[Rows from a dataset of charts and code]
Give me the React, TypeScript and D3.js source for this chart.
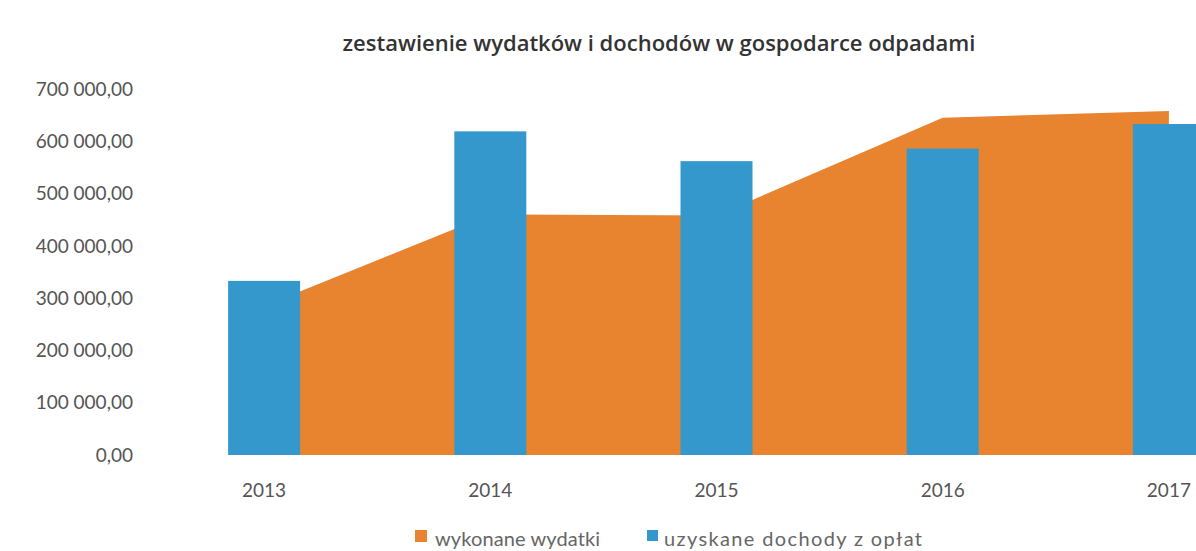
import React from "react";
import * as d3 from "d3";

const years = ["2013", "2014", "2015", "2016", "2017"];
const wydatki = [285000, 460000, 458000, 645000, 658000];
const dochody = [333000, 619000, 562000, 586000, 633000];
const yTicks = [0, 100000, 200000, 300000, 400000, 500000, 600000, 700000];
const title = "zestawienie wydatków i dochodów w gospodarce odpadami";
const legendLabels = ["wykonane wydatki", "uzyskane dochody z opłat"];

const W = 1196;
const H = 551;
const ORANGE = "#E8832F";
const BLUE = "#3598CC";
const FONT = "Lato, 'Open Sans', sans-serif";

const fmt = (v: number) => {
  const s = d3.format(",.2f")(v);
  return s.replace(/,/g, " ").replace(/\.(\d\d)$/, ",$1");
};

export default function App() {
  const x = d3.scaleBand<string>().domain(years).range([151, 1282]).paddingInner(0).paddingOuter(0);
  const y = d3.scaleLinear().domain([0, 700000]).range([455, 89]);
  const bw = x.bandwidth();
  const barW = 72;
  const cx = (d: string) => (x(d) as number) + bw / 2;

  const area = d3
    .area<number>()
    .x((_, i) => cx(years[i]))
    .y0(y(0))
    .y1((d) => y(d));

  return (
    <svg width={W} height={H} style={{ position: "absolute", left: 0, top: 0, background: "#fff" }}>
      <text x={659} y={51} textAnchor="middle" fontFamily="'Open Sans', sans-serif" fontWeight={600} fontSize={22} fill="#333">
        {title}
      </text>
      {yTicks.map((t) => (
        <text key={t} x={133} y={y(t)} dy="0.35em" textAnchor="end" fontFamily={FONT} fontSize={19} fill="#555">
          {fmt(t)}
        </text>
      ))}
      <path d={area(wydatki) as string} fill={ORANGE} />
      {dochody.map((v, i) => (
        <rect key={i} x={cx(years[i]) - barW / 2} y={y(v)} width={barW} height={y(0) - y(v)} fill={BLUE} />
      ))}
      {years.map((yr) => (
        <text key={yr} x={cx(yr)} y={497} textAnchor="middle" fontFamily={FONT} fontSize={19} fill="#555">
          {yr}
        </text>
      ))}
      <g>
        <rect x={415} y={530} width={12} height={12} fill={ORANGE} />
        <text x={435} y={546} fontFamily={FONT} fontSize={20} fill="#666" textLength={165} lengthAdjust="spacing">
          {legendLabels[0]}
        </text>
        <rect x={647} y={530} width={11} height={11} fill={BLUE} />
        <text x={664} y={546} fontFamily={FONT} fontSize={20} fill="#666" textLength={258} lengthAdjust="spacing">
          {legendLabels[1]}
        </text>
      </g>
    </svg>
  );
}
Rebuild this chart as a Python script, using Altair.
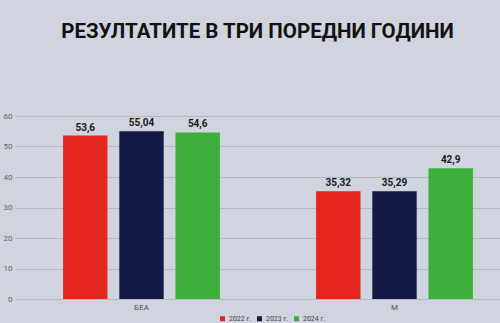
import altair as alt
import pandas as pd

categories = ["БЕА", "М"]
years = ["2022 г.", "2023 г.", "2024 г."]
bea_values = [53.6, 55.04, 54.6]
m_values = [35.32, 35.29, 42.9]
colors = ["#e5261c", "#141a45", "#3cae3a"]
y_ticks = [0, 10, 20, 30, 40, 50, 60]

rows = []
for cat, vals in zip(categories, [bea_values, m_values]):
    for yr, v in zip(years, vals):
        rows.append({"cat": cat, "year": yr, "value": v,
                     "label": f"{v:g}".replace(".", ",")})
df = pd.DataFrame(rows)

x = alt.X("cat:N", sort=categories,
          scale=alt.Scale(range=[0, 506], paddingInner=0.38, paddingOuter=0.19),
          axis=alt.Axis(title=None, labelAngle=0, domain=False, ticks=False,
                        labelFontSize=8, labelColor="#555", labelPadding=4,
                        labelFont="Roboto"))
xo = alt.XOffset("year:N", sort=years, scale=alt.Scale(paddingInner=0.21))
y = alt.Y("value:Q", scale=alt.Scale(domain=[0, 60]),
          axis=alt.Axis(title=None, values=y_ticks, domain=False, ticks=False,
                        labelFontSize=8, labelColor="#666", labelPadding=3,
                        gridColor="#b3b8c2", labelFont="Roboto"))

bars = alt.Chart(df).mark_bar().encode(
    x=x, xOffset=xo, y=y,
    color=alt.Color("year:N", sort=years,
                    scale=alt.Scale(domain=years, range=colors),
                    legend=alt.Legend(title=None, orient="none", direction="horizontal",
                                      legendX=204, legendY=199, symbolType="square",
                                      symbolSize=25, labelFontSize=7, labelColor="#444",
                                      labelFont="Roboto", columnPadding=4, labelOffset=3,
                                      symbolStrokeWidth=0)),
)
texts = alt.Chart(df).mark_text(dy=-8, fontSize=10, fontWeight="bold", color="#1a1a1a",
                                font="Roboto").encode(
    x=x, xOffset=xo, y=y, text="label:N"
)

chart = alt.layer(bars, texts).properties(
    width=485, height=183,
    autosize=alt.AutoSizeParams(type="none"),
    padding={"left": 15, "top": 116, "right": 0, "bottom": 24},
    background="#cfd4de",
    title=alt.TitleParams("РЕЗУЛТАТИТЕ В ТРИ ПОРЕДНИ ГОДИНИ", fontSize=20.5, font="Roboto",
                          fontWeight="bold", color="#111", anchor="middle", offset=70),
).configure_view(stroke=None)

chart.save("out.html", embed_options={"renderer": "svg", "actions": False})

**DO THIS**. Reproduce each line exactly as it appears, omitting the pictures.

**SOLVED EXERCISE**.
Give me the React, TypeScript and D3.js source for this chart.
import React from "react";
import * as d3 from "d3";

const years = ["2013", "2014", "2015", "2016", "2017"];
const wydatki = [285000, 460000, 458000, 645000, 658000];
const dochody = [333000, 619000, 562000, 586000, 633000];
const yTicks = [0, 100000, 200000, 300000, 400000, 500000, 600000, 700000];
const title = "zestawienie wydatków i dochodów w gospodarce odpadami";
const legendLabels = ["wykonane wydatki", "uzyskane dochody z opłat"];

const W = 1196;
const H = 551;
const ORANGE = "#E8832F";
const BLUE = "#3598CC";
const FONT = "Lato, 'Open Sans', sans-serif";

const fmt = (v: number) => {
  const s = d3.format(",.2f")(v);
  return s.replace(/,/g, " ").replace(/\.(\d\d)$/, ",$1");
};

export default function App() {
  const x = d3.scaleBand<string>().domain(years).range([151, 1282]).paddingInner(0).paddingOuter(0);
  const y = d3.scaleLinear().domain([0, 700000]).range([455, 89]);
  const bw = x.bandwidth();
  const barW = 72;
  const cx = (d: string) => (x(d) as number) + bw / 2;

  const area = d3
    .area<number>()
    .x((_, i) => cx(years[i]))
    .y0(y(0))
    .y1((d) => y(d));

  return (
    <svg width={W} height={H} style={{ position: "absolute", left: 0, top: 0, background: "#fff" }}>
      <text x={659} y={51} textAnchor="middle" fontFamily="'Open Sans', sans-serif" fontWeight={600} fontSize={22} fill="#333">
        {title}
      </text>
      {yTicks.map((t) => (
        <text key={t} x={133} y={y(t)} dy="0.35em" textAnchor="end" fontFamily={FONT} fontSize={19} fill="#555">
          {fmt(t)}
        </text>
      ))}
      <path d={area(wydatki) as string} fill={ORANGE} />
      {dochody.map((v, i) => (
        <rect key={i} x={cx(years[i]) - barW / 2} y={y(v)} width={barW} height={y(0) - y(v)} fill={BLUE} />
      ))}
      {years.map((yr) => (
        <text key={yr} x={cx(yr)} y={497} textAnchor="middle" fontFamily={FONT} fontSize={19} fill="#555">
          {yr}
        </text>
      ))}
      <g>
        <rect x={415} y={530} width={12} height={12} fill={ORANGE} />
        <text x={435} y={546} fontFamily={FONT} fontSize={20} fill="#666" textLength={165} lengthAdjust="spacing">
          {legendLabels[0]}
        </text>
        <rect x={647} y={530} width={11} height={11} fill={BLUE} />
        <text x={664} y={546} fontFamily={FONT} fontSize={20} fill="#666" textLength={258} lengthAdjust="spacing">
          {legendLabels[1]}
        </text>
      </g>
    </svg>
  );
}
Rebuild this chart as a Python script, using Altair.
import altair as alt
import pandas as pd

categories = ["БЕА", "М"]
years = ["2022 г.", "2023 г.", "2024 г."]
bea_values = [53.6, 55.04, 54.6]
m_values = [35.32, 35.29, 42.9]
colors = ["#e5261c", "#141a45", "#3cae3a"]
y_ticks = [0, 10, 20, 30, 40, 50, 60]

rows = []
for cat, vals in zip(categories, [bea_values, m_values]):
    for yr, v in zip(years, vals):
        rows.append({"cat": cat, "year": yr, "value": v,
                     "label": f"{v:g}".replace(".", ",")})
df = pd.DataFrame(rows)

x = alt.X("cat:N", sort=categories,
          scale=alt.Scale(range=[0, 506], paddingInner=0.38, paddingOuter=0.19),
          axis=alt.Axis(title=None, labelAngle=0, domain=False, ticks=False,
                        labelFontSize=8, labelColor="#555", labelPadding=4,
                        labelFont="Roboto"))
xo = alt.XOffset("year:N", sort=years, scale=alt.Scale(paddingInner=0.21))
y = alt.Y("value:Q", scale=alt.Scale(domain=[0, 60]),
          axis=alt.Axis(title=None, values=y_ticks, domain=False, ticks=False,
                        labelFontSize=8, labelColor="#666", labelPadding=3,
                        gridColor="#b3b8c2", labelFont="Roboto"))

bars = alt.Chart(df).mark_bar().encode(
    x=x, xOffset=xo, y=y,
    color=alt.Color("year:N", sort=years,
                    scale=alt.Scale(domain=years, range=colors),
                    legend=alt.Legend(title=None, orient="none", direction="horizontal",
                                      legendX=204, legendY=199, symbolType="square",
                                      symbolSize=25, labelFontSize=7, labelColor="#444",
                                      labelFont="Roboto", columnPadding=4, labelOffset=3,
                                      symbolStrokeWidth=0)),
)
texts = alt.Chart(df).mark_text(dy=-8, fontSize=10, fontWeight="bold", color="#1a1a1a",
                                font="Roboto").encode(
    x=x, xOffset=xo, y=y, text="label:N"
)

chart = alt.layer(bars, texts).properties(
    width=485, height=183,
    autosize=alt.AutoSizeParams(type="none"),
    padding={"left": 15, "top": 116, "right": 0, "bottom": 24},
    background="#cfd4de",
    title=alt.TitleParams("РЕЗУЛТАТИТЕ В ТРИ ПОРЕДНИ ГОДИНИ", fontSize=20.5, font="Roboto",
                          fontWeight="bold", color="#111", anchor="middle", offset=70),
).configure_view(stroke=None)

chart.save("out.html", embed_options={"renderer": "svg", "actions": False})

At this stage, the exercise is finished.